↓↓↓

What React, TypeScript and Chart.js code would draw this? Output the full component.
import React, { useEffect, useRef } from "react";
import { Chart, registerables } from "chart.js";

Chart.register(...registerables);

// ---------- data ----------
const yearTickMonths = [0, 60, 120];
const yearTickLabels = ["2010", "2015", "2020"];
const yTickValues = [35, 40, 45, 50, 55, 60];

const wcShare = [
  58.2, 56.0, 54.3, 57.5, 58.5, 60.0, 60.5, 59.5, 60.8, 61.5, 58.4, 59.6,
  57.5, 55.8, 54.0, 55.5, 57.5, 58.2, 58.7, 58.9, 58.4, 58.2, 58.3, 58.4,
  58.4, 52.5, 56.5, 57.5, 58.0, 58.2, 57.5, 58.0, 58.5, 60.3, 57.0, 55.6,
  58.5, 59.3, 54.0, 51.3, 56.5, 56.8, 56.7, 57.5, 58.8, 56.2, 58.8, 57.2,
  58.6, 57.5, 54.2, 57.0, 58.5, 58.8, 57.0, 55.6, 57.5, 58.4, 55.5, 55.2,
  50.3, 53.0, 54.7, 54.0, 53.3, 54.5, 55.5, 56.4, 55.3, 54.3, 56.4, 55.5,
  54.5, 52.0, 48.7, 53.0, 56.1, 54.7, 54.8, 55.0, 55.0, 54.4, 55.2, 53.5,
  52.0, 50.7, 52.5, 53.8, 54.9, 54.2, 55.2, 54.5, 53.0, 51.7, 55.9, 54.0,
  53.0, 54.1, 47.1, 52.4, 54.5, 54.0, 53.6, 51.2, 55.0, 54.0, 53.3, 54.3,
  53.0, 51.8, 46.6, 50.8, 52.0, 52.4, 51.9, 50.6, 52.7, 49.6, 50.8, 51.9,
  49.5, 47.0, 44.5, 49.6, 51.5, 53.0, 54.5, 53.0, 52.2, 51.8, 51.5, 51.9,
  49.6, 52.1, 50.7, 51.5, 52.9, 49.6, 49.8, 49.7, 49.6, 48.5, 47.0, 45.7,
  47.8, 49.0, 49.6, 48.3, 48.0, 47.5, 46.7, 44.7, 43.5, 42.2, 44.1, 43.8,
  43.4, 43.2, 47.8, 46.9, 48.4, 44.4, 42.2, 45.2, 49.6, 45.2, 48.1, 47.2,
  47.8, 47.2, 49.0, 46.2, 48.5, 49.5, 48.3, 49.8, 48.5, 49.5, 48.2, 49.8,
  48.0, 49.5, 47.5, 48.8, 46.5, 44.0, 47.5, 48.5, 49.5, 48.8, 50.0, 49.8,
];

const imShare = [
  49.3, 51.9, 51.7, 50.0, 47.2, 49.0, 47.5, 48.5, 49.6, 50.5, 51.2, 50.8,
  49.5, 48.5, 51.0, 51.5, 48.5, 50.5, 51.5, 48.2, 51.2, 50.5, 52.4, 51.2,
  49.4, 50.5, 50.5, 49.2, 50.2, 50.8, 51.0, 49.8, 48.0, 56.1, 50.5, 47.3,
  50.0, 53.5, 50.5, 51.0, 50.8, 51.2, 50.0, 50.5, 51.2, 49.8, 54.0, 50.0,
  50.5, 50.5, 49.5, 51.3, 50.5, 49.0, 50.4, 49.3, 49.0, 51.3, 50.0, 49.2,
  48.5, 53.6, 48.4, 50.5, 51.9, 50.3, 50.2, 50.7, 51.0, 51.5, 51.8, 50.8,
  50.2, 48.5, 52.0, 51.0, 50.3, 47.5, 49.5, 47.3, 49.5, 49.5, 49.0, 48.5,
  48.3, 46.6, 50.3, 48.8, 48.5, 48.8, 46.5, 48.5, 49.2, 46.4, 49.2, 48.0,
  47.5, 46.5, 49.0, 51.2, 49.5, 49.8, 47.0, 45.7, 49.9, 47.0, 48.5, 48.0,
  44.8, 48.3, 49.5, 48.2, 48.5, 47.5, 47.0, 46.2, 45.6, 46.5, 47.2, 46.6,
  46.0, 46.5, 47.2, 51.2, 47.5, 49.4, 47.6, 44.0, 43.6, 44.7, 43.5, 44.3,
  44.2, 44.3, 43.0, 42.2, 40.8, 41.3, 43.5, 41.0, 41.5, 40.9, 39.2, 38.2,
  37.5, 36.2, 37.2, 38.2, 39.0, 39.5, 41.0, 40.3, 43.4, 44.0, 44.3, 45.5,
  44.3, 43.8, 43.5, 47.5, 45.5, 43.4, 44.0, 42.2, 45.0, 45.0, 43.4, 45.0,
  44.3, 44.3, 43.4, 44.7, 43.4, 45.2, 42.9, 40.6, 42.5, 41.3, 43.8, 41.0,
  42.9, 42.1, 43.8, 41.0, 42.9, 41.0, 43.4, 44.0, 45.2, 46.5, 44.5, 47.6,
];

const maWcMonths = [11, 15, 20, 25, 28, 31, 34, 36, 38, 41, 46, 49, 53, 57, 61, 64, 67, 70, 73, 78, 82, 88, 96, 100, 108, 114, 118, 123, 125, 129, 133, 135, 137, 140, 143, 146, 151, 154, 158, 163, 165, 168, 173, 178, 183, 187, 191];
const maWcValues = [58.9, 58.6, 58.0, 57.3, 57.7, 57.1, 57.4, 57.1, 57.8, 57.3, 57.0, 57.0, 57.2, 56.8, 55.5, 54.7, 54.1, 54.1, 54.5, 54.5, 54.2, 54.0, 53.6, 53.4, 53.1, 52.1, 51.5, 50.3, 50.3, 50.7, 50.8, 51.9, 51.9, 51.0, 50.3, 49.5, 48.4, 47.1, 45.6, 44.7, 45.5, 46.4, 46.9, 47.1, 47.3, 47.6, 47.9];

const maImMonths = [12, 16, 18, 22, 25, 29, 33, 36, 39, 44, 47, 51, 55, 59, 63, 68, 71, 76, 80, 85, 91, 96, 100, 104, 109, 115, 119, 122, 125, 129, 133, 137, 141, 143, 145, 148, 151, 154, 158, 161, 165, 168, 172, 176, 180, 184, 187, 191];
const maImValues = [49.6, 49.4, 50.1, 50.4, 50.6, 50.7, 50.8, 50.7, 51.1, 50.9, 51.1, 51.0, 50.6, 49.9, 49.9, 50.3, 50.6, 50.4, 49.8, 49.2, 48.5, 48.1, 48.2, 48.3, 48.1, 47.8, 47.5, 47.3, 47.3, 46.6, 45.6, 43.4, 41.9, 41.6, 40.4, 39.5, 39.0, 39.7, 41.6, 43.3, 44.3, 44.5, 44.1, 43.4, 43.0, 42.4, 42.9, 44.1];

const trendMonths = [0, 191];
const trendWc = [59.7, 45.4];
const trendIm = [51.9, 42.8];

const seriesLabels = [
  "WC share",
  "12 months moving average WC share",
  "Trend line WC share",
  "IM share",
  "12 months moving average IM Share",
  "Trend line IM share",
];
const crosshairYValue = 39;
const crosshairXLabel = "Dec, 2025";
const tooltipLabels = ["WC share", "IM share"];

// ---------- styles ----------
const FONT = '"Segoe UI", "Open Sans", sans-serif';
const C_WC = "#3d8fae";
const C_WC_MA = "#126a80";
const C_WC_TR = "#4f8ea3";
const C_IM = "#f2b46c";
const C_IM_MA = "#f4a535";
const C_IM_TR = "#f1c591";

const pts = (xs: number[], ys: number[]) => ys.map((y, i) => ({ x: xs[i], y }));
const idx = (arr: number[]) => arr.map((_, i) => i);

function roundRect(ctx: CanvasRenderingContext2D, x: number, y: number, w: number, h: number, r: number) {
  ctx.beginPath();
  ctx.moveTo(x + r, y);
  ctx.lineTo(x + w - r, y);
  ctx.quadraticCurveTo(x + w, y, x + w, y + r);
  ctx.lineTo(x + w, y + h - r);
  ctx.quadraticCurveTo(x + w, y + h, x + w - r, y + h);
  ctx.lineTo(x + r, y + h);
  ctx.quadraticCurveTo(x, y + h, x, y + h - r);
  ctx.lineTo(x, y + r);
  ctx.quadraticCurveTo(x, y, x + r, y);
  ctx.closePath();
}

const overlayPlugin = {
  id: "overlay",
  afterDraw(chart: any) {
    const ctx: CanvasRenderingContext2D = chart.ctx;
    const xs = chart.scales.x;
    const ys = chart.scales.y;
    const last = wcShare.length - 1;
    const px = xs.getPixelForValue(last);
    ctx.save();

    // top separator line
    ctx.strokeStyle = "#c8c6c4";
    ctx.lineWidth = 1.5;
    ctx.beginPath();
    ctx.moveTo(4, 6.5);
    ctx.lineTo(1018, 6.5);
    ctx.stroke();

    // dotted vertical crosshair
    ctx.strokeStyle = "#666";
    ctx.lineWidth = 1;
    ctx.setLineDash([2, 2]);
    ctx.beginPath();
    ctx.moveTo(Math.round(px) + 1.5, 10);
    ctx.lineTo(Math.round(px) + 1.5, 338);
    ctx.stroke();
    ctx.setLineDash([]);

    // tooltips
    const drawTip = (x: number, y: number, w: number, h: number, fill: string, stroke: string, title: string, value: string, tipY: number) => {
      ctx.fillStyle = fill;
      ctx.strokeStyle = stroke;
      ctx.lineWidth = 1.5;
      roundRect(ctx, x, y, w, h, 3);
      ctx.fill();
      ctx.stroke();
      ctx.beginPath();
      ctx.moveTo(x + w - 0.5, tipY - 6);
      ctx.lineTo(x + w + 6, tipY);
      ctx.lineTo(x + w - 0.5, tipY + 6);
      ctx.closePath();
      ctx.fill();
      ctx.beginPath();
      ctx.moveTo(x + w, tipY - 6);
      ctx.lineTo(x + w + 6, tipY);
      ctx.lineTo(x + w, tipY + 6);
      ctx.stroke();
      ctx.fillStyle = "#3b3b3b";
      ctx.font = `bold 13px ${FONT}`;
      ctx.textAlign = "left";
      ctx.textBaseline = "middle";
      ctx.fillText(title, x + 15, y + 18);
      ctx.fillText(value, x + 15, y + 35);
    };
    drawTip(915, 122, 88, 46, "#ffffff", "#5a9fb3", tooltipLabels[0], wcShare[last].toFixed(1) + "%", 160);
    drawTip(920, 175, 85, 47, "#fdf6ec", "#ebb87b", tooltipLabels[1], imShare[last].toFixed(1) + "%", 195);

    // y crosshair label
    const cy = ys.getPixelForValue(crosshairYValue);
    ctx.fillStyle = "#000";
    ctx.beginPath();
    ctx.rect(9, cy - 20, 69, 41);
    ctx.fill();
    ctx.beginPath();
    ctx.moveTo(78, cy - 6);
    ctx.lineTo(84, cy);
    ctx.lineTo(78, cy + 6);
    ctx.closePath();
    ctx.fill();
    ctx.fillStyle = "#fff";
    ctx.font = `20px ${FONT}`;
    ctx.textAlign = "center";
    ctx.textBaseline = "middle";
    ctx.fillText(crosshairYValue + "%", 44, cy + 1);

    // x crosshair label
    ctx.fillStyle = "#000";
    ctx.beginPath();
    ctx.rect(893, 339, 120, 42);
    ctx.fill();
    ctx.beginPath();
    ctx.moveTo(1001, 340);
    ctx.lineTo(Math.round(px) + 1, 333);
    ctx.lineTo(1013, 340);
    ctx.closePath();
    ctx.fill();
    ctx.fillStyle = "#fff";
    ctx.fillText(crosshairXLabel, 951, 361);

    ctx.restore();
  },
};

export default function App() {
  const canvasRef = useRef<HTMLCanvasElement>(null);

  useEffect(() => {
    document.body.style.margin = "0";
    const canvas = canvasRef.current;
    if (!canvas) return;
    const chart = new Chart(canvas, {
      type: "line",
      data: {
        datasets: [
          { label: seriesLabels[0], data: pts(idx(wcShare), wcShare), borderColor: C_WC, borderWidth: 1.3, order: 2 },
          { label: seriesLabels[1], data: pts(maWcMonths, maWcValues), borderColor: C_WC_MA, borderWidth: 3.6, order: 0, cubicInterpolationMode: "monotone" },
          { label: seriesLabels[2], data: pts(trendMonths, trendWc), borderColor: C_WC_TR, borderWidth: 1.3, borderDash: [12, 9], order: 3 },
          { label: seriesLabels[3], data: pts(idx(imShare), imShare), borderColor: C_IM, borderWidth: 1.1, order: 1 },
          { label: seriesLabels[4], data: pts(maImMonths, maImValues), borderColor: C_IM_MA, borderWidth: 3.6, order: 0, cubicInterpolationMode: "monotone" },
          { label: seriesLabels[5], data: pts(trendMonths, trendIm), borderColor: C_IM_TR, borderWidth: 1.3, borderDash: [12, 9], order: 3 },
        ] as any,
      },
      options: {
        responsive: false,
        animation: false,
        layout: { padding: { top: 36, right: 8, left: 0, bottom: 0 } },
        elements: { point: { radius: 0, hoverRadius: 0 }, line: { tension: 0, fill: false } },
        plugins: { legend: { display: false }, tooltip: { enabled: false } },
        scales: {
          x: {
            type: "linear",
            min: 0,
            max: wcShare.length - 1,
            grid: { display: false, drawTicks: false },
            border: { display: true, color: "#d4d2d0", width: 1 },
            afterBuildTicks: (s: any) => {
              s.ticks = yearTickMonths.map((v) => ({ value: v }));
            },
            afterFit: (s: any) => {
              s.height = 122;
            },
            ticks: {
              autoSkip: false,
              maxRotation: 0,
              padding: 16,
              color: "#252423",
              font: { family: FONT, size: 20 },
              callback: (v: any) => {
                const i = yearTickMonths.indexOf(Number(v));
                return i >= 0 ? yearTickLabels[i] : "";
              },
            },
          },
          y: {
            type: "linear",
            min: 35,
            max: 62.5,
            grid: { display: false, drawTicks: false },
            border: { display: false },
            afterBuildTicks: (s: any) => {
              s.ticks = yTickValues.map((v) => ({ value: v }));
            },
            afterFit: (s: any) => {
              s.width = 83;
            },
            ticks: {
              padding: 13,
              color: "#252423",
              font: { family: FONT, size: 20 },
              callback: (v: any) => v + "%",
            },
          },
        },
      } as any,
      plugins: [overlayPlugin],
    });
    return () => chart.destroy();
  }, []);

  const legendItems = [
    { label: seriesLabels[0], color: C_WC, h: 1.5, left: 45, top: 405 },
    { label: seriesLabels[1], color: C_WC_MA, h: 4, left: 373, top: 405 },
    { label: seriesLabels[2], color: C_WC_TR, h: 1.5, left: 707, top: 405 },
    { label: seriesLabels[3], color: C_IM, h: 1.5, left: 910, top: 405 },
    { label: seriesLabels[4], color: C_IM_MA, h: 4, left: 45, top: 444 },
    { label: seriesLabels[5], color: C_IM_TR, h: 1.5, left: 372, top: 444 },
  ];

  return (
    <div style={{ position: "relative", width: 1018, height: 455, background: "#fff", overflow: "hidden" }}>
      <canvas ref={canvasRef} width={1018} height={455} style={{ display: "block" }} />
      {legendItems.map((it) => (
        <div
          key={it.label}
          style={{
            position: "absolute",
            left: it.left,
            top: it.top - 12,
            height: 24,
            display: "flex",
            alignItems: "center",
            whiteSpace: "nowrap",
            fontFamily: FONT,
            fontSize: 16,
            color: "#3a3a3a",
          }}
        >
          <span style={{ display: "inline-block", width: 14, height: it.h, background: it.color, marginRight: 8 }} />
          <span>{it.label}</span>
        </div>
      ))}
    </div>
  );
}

↑↑↑

Count how many lines of the data include the word "React". Your reply should be that number alone.

2